Any time you do not do something or mention something important to a client, you have made an omission. Your client may also perceive you to have omitted important information and could sue you for this perceived omission as well. For instance, if you don't mention all of the potential insurance options on a form and one of the ones that you omitted would be a better choice for your client, that client could state that you should have mentioned them.

None of this is necessarily done with ill intent. You could simply forget. However, that forgetfulness could lead to clients who choose a policy that doesn't provide the coverage that they need, thereby leading to problems in the future. Their problems become yours if that perceived or actual omission leads to a lawsuit. Even if you win, you will still need funds to pay for legal fees along the way.

What Does Your Insurance Cover? 

Errors and omissions insurance covers many expenses that can occur if you experience a lawsuit due to a real or perceived error or omission. These expenses could include: 

  • Lawyer fees 

  • Court costs to file documents 

  • Administrative costs to move documents 

  • Settlements if you settle out of court  

  • Judgments if you go to trial and lose

Every E&O policy is different and will depend on the needs of your business and what the E&O provider offers.

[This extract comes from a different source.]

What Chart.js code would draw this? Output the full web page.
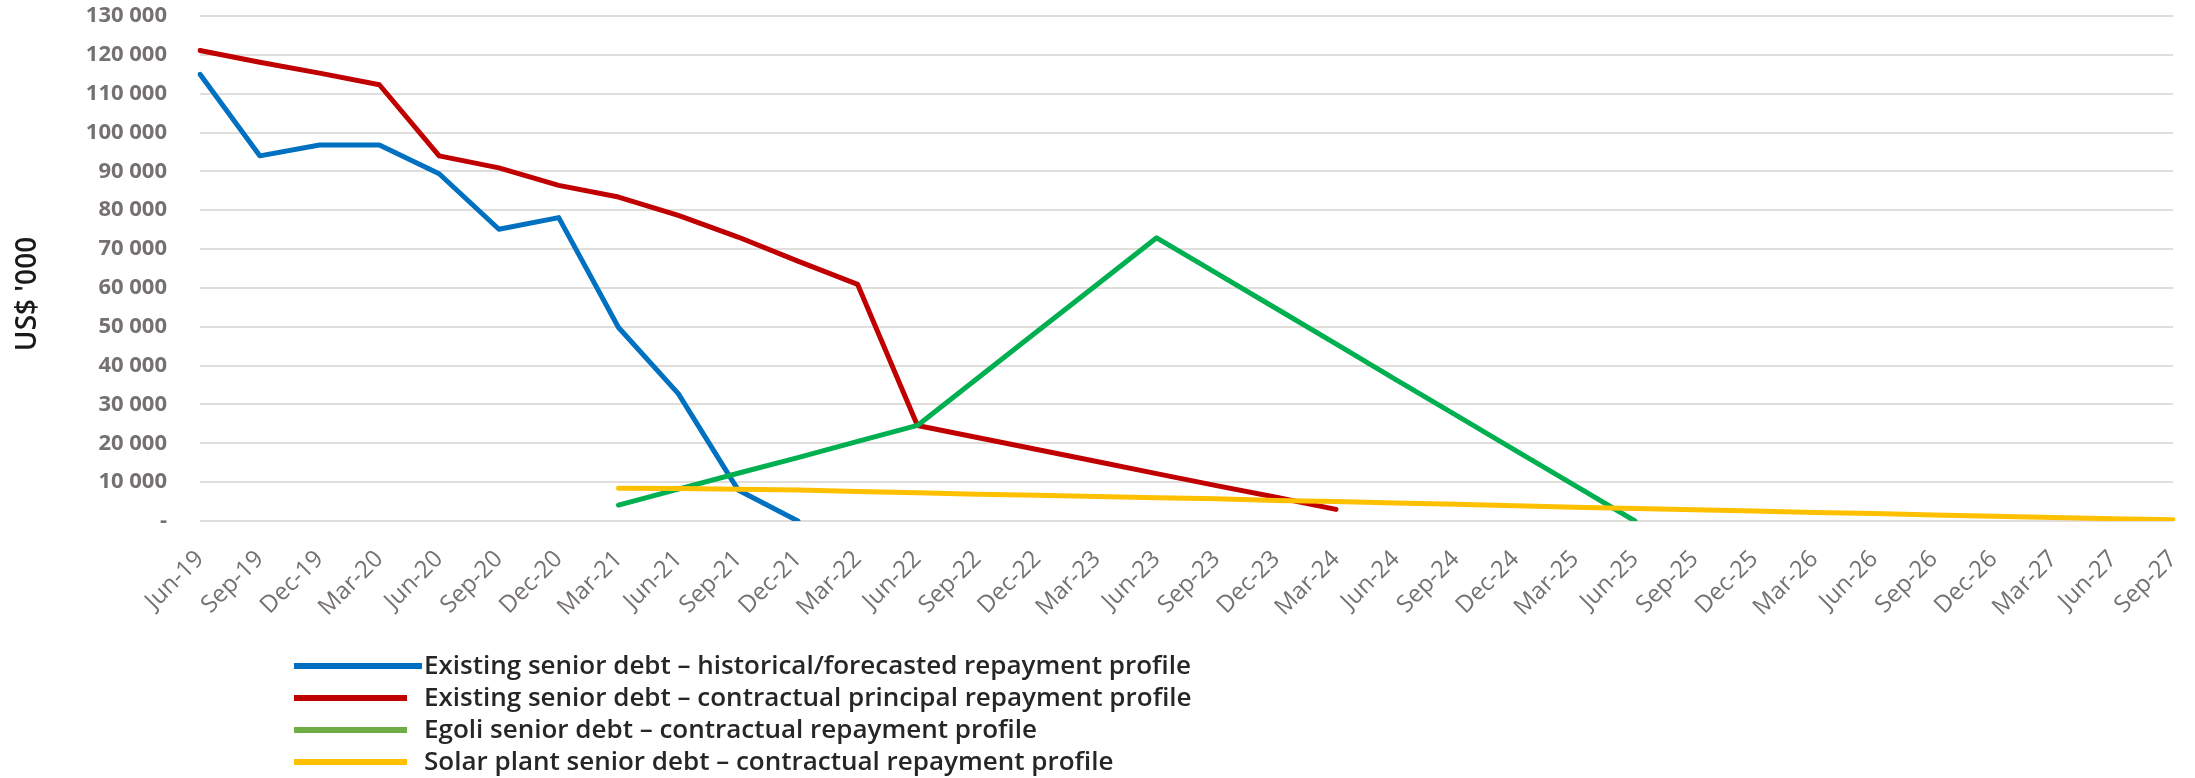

For example, each policy may have a different liability limit and deductible level and may cover or not cover risks such as cyber liability or punitive damages. 

The cost of your insurance will vary as well and will depend on: 

  • Your business size and scope

  • The time you've been in business and how many claims you've made 

  • How you do business (What are your risk management procedures?)

  • Your location 

  • Your employees and their credentials 

  • How much coverage you want 

  • How large or small of a deductible works for your business 

Make sure that you know exactly what is covered before you purchase your E&O insurance.